--- START OF Source material ---

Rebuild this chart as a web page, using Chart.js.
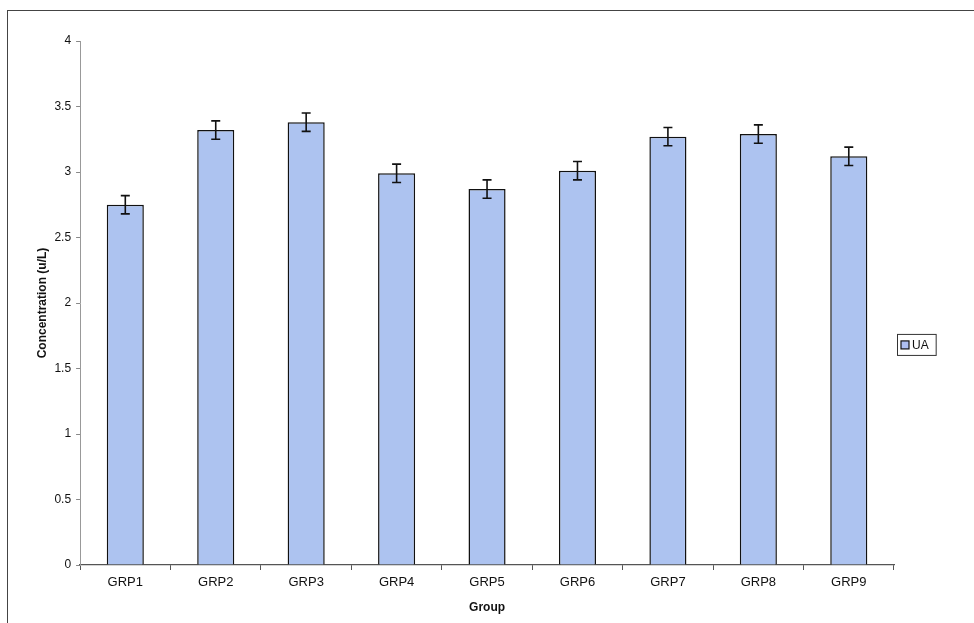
<!DOCTYPE html>
<html>
<head>
<meta charset="utf-8">
<script src="https://cdn.jsdelivr.net/npm/chart.js@4/dist/chart.umd.min.js"></script>
<style>
  html, body { margin: 0; padding: 0; background: #fff; }
  #wrap { position: relative; width: 974px; height: 623px; }
  #frame { position: absolute; left: 7px; top: 10px; width: 980px; height: 620px; border: 1px solid #444; box-sizing: border-box; pointer-events: none; }
</style>
</head>
<body>
<div id="wrap">
  <canvas id="chart" width="974" height="623"></canvas>
  <div id="frame"></div>
</div>
<script>
// data
const groups = ['GRP1', 'GRP2', 'GRP3', 'GRP4', 'GRP5', 'GRP6', 'GRP7', 'GRP8', 'GRP9'];
const uaValues = [2.75, 3.32, 3.38, 2.99, 2.87, 3.01, 3.27, 3.29, 3.12];
const uaErrors = [0.07, 0.07, 0.07, 0.07, 0.07, 0.07, 0.07, 0.07, 0.07];
const yTicks = [0, 0.5, 1, 1.5, 2, 2.5, 3, 3.5, 4];

const FONT = 'Arial, "Liberation Sans", sans-serif';

const errorBars = {
  id: 'errorBars',
  afterDatasetsDraw(chart) {
    const ctx = chart.ctx;
    const y = chart.scales.y;
    const meta = chart.getDatasetMeta(0);
    ctx.save();
    ctx.strokeStyle = '#111';
    ctx.lineWidth = 1.6;
    meta.data.forEach((bar, i) => {
      const top = y.getPixelForValue(uaValues[i] + uaErrors[i]);
      const bot = y.getPixelForValue(uaValues[i] - uaErrors[i]);
      ctx.beginPath();
      ctx.moveTo(bar.x, top); ctx.lineTo(bar.x, bot);
      ctx.moveTo(bar.x - 4.5, top); ctx.lineTo(bar.x + 4.5, top);
      ctx.moveTo(bar.x - 4.5, bot); ctx.lineTo(bar.x + 4.5, bot);
      ctx.stroke();
    });
    ctx.restore();
  }
};

const boxLegend = {
  id: 'boxLegend',
  afterDraw(chart) {
    const ctx = chart.ctx;
    const a = chart.chartArea;
    const x = a.right + 3;
    const cy = a.top + (a.bottom - a.top) * 0.58;
    ctx.save();
    ctx.font = '12px ' + FONT;
    const label = chart.data.datasets[0].label;
    const w = 12 + ctx.measureText(label).width + 10;
    ctx.strokeStyle = '#333';
    ctx.lineWidth = 1;
    ctx.strokeRect(x + 0.5, cy - 10.5, w, 21);
    ctx.fillStyle = '#aebff0';
    ctx.fillRect(x + 4, cy - 4, 8, 8);
    ctx.strokeStyle = '#111';
    ctx.lineWidth = 1.2;
    ctx.strokeRect(x + 4, cy - 4, 8, 8);
    ctx.fillStyle = '#111';
    ctx.textBaseline = 'middle';
    ctx.fillText(label, x + 15, cy + 1);
    ctx.restore();
  }
};

new Chart(document.getElementById('chart'), {
  type: 'bar',
  data: {
    labels: groups,
    datasets: [{
      label: 'UA',
      data: uaValues,
      backgroundColor: '#adc3f0',
      borderColor: '#111',
      borderWidth: 1.5,
      barPercentage: 0.82,
      categoryPercentage: 0.5
    }]
  },
  options: {
    responsive: false,
    animation: false,
    layout: { padding: { left: 35, right: 80, top: 41, bottom: 4 } },
    plugins: {
      legend: { display: false },
      tooltip: { enabled: false }
    },
    scales: {
      x: {
        grid: { drawOnChartArea: false, tickLength: 5, color: '#555', offset: true },
        border: { color: '#555', width: 1.2 },
        ticks: { color: '#111', font: { family: FONT, size: 13 }, padding: 5 },
        title: { display: true, text: 'Group', color: '#111', font: { family: FONT, size: 12, weight: 'bold' }, padding: { top: 5 } }
      },
      y: {
        min: 0,
        max: 4,
        afterBuildTicks(scale) { scale.ticks = yTicks.map(v => ({ value: v })); },
        grid: { drawOnChartArea: false, tickLength: 4, color: '#888' },
        border: { color: '#999', width: 1 },
        ticks: { color: '#111', font: { family: FONT, size: 12 }, padding: 5, callback: v => String(v) },
        title: { display: true, text: 'Concentration (u/L)', color: '#111', font: { family: FONT, size: 12, weight: 'bold' }, padding: { top: 0, bottom: 0 } }
      }
    }
  },
  plugins: [errorBars, boxLegend]
});
</script>
</body>
</html>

--- END OF Source material ---

To be done
Retype the whole listing exactly and leave the pictures out.

Problem solution
Rebuild this chart as a web page, using Chart.js.
<!DOCTYPE html>
<html>
<head>
<meta charset="utf-8">
<script src="https://cdn.jsdelivr.net/npm/chart.js@4/dist/chart.umd.min.js"></script>
<style>
  html, body { margin: 0; padding: 0; background: #fff; }
  #wrap { position: relative; width: 974px; height: 623px; }
  #frame { position: absolute; left: 7px; top: 10px; width: 980px; height: 620px; border: 1px solid #444; box-sizing: border-box; pointer-events: none; }
</style>
</head>
<body>
<div id="wrap">
  <canvas id="chart" width="974" height="623"></canvas>
  <div id="frame"></div>
</div>
<script>
// data
const groups = ['GRP1', 'GRP2', 'GRP3', 'GRP4', 'GRP5', 'GRP6', 'GRP7', 'GRP8', 'GRP9'];
const uaValues = [2.75, 3.32, 3.38, 2.99, 2.87, 3.01, 3.27, 3.29, 3.12];
const uaErrors = [0.07, 0.07, 0.07, 0.07, 0.07, 0.07, 0.07, 0.07, 0.07];
const yTicks = [0, 0.5, 1, 1.5, 2, 2.5, 3, 3.5, 4];

const FONT = 'Arial, "Liberation Sans", sans-serif';

const errorBars = {
  id: 'errorBars',
  afterDatasetsDraw(chart) {
    const ctx = chart.ctx;
    const y = chart.scales.y;
    const meta = chart.getDatasetMeta(0);
    ctx.save();
    ctx.strokeStyle = '#111';
    ctx.lineWidth = 1.6;
    meta.data.forEach((bar, i) => {
      const top = y.getPixelForValue(uaValues[i] + uaErrors[i]);
      const bot = y.getPixelForValue(uaValues[i] - uaErrors[i]);
      ctx.beginPath();
      ctx.moveTo(bar.x, top); ctx.lineTo(bar.x, bot);
      ctx.moveTo(bar.x - 4.5, top); ctx.lineTo(bar.x + 4.5, top);
      ctx.moveTo(bar.x - 4.5, bot); ctx.lineTo(bar.x + 4.5, bot);
      ctx.stroke();
    });
    ctx.restore();
  }
};

const boxLegend = {
  id: 'boxLegend',
  afterDraw(chart) {
    const ctx = chart.ctx;
    const a = chart.chartArea;
    const x = a.right + 3;
    const cy = a.top + (a.bottom - a.top) * 0.58;
    ctx.save();
    ctx.font = '12px ' + FONT;
    const label = chart.data.datasets[0].label;
    const w = 12 + ctx.measureText(label).width + 10;
    ctx.strokeStyle = '#333';
    ctx.lineWidth = 1;
    ctx.strokeRect(x + 0.5, cy - 10.5, w, 21);
    ctx.fillStyle = '#aebff0';
    ctx.fillRect(x + 4, cy - 4, 8, 8);
    ctx.strokeStyle = '#111';
    ctx.lineWidth = 1.2;
    ctx.strokeRect(x + 4, cy - 4, 8, 8);
    ctx.fillStyle = '#111';
    ctx.textBaseline = 'middle';
    ctx.fillText(label, x + 15, cy + 1);
    ctx.restore();
  }
};

new Chart(document.getElementById('chart'), {
  type: 'bar',
  data: {
    labels: groups,
    datasets: [{
      label: 'UA',
      data: uaValues,
      backgroundColor: '#adc3f0',
      borderColor: '#111',
      borderWidth: 1.5,
      barPercentage: 0.82,
      categoryPercentage: 0.5
    }]
  },
  options: {
    responsive: false,
    animation: false,
    layout: { padding: { left: 35, right: 80, top: 41, bottom: 4 } },
    plugins: {
      legend: { display: false },
      tooltip: { enabled: false }
    },
    scales: {
      x: {
        grid: { drawOnChartArea: false, tickLength: 5, color: '#555', offset: true },
        border: { color: '#555', width: 1.2 },
        ticks: { color: '#111', font: { family: FONT, size: 13 }, padding: 5 },
        title: { display: true, text: 'Group', color: '#111', font: { family: FONT, size: 12, weight: 'bold' }, padding: { top: 5 } }
      },
      y: {
        min: 0,
        max: 4,
        afterBuildTicks(scale) { scale.ticks = yTicks.map(v => ({ value: v })); },
        grid: { drawOnChartArea: false, tickLength: 4, color: '#888' },
        border: { color: '#999', width: 1 },
        ticks: { color: '#111', font: { family: FONT, size: 12 }, padding: 5, callback: v => String(v) },
        title: { display: true, text: 'Concentration (u/L)', color: '#111', font: { family: FONT, size: 12, weight: 'bold' }, padding: { top: 0, bottom: 0 } }
      }
    }
  },
  plugins: [errorBars, boxLegend]
});
</script>
</body>
</html>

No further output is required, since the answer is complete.